■ REQUIRED WORK:
Your task is to reproduce, verbatim and without pictures, the lines from the opening of the listing through the line containing "prot_x = xs(ax2)".
....
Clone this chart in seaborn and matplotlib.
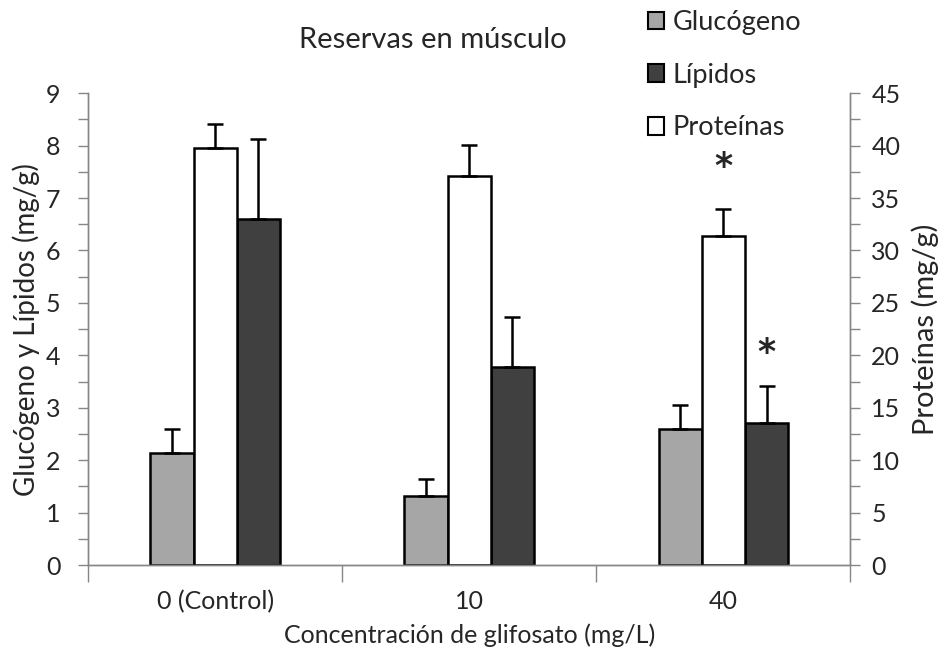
import matplotlib
matplotlib.use("Agg")
import matplotlib.pyplot as plt
import seaborn as sns
import pandas as pd
from matplotlib.patches import Patch
from matplotlib.ticker import MultipleLocator

# ---- data ----
categories = ["0 (Control)", "10", "40"]
glucogeno = [2.13, 1.32, 2.59]
glucogeno_err = [0.46, 0.32, 0.46]
lipidos = [6.60, 3.78, 2.70]
lipidos_err = [1.52, 0.96, 0.72]
proteinas = [39.8, 37.1, 31.4]
proteinas_err = [2.3, 3.0, 2.6]
series_order = ["Glucógeno", "Proteínas", "Lípidos"]
colors = {"Glucógeno": "#a6a6a6", "Proteínas": "#ffffff", "Lípidos": "#404040"}
star_lip = [None, None, 4.05]     # left axis
star_prot = [None, None, 38.0]    # right axis

sns.set_theme(style="white")
plt.rcParams["font.family"] = ["Lato", "DejaVu Sans"]

zeros = [0.0] * len(categories)
left_df = pd.DataFrame({
    "cat": categories * 3,
    "serie": ["Glucógeno"] * 3 + ["Proteínas"] * 3 + ["Lípidos"] * 3,
    "val": glucogeno + zeros + lipidos,
})
right_df = pd.DataFrame({
    "cat": categories * 3,
    "serie": ["Glucógeno"] * 3 + ["Proteínas"] * 3 + ["Lípidos"] * 3,
    "val": zeros + proteinas + zeros,
})

fig = plt.figure(figsize=(9.47, 6.52), dpi=100)
ax = fig.add_axes([0.093, 0.1334, 0.805, 0.7236])
ax2 = ax.twinx()

W = 0.51
for a, df in ((ax, left_df), (ax2, right_df)):
    sns.barplot(data=df, x="cat", y="val", hue="serie", hue_order=series_order,
                order=categories, palette=colors, width=W, edgecolor="black",
                linewidth=1.8, errorbar=None, ax=a, legend=False, saturation=1)
    for p in list(a.patches):
        if p.get_height() == 0:
            p.remove()

def xs(axis):
    return sorted(p.get_x() + p.get_width() / 2 for p in axis.patches)

lx = xs(ax)
glu_x = lx[0::2]
lip_x = lx[1::2]
prot_x = xs(ax2)

ekw = dict(fmt="none", ecolor="black", elinewidth=1.8, capsize=6, capthick=1.8, zorder=5)
ax.errorbar(glu_x, glucogeno, yerr=[[0] * 3, glucogeno_err], **ekw)
ax.errorbar(lip_x, lipidos, yerr=[[0] * 3, lipidos_err], **ekw)
ax2.errorbar(prot_x, proteinas, yerr=[[0] * 3, proteinas_err], **ekw)

for x, s in zip(lip_x, star_lip):
    if s is not None:
        ax.text(x, s, "*", ha="center", va="center", fontsize=25, fontweight="bold",
                family="DejaVu Sans")
for x, s in zip(prot_x, star_prot):
    if s is not None:
        ax2.text(x, s, "*", ha="center", va="center", fontsize=25, fontweight="bold",
                 family="DejaVu Sans")

gray = "#868686"
ax.set_ylim(0, 9)
ax2.set_ylim(0, 45)
ax.set_xlim(-0.5, 2.5)
ax.yaxis.set_major_locator(MultipleLocator(1))
ax.yaxis.set_minor_locator(MultipleLocator(0.5))
ax2.yaxis.set_major_locator(MultipleLocator(5))
ax2.yaxis.set_minor_locator(MultipleLocator(2.5))

for a in (ax, ax2):
    for s in a.spines.values():
        s.set_color(gray)
        s.set_linewidth(1)
    a.spines["top"].set_visible(False)
    a.grid(False)

ax.tick_params(axis="y", which="both", direction="out", length=7, width=1, color=gray,
               labelsize=18, left=True, pad=13)
ax2.tick_params(axis="y", which="both", direction="out", length=7, width=1, color=gray,
                labelsize=18, right=True, pad=8)
ax.set_xticks([-0.5, 0.5, 1.5, 2.5])
ax.set_xticklabels([])
ax.set_xticks([0, 1, 2], minor=True)
ax.set_xticklabels(categories, minor=True)
ax.tick_params(axis="x", which="major", direction="out", length=12, width=1, color=gray, bottom=True)
ax.tick_params(axis="x", which="minor", length=0, labelsize=18, pad=18)

ax.set_xlabel("Concentración de glifosato (mg/L)", fontsize=18, labelpad=7)
ax.set_ylabel("Glucógeno y Lípidos (mg/g)", fontsize=20, labelpad=4)
ax2.set_ylabel("Proteínas (mg/g)", fontsize=21, labelpad=8)

fig.text(0.457, 0.938, "Reservas en músculo", ha="center", va="center", fontsize=21)

handles = [Patch(facecolor=colors[k], edgecolor="black", linewidth=1.5) for k in
           ["Glucógeno", "Lípidos", "Proteínas"]]
fig.legend(handles, ["Glucógeno", "Lípidos", "Proteínas"], loc="upper left",
           bbox_to_anchor=(0.658, 1.022), frameon=False, fontsize=19.5,
           handlelength=0.62, handleheight=0.62, handletextpad=0.3, labelspacing=1.02)

fig.savefig("out.png", dpi=100)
....
■ RESULT OF THE EXERCISE:
Clone this chart in seaborn and matplotlib.
import matplotlib
matplotlib.use("Agg")
import matplotlib.pyplot as plt
import seaborn as sns
import pandas as pd
from matplotlib.patches import Patch
from matplotlib.ticker import MultipleLocator

# ---- data ----
categories = ["0 (Control)", "10", "40"]
glucogeno = [2.13, 1.32, 2.59]
glucogeno_err = [0.46, 0.32, 0.46]
lipidos = [6.60, 3.78, 2.70]
lipidos_err = [1.52, 0.96, 0.72]
proteinas = [39.8, 37.1, 31.4]
proteinas_err = [2.3, 3.0, 2.6]
series_order = ["Glucógeno", "Proteínas", "Lípidos"]
colors = {"Glucógeno": "#a6a6a6", "Proteínas": "#ffffff", "Lípidos": "#404040"}
star_lip = [None, None, 4.05]     # left axis
star_prot = [None, None, 38.0]    # right axis

sns.set_theme(style="white")
plt.rcParams["font.family"] = ["Lato", "DejaVu Sans"]

zeros = [0.0] * len(categories)
left_df = pd.DataFrame({
    "cat": categories * 3,
    "serie": ["Glucógeno"] * 3 + ["Proteínas"] * 3 + ["Lípidos"] * 3,
    "val": glucogeno + zeros + lipidos,
})
right_df = pd.DataFrame({
    "cat": categories * 3,
    "serie": ["Glucógeno"] * 3 + ["Proteínas"] * 3 + ["Lípidos"] * 3,
    "val": zeros + proteinas + zeros,
})

fig = plt.figure(figsize=(9.47, 6.52), dpi=100)
ax = fig.add_axes([0.093, 0.1334, 0.805, 0.7236])
ax2 = ax.twinx()

W = 0.51
for a, df in ((ax, left_df), (ax2, right_df)):
    sns.barplot(data=df, x="cat", y="val", hue="serie", hue_order=series_order,
                order=categories, palette=colors, width=W, edgecolor="black",
                linewidth=1.8, errorbar=None, ax=a, legend=False, saturation=1)
    for p in list(a.patches):
        if p.get_height() == 0:
            p.remove()

def xs(axis):
    return sorted(p.get_x() + p.get_width() / 2 for p in axis.patches)

lx = xs(ax)
glu_x = lx[0::2]
lip_x = lx[1::2]
prot_x = xs(ax2)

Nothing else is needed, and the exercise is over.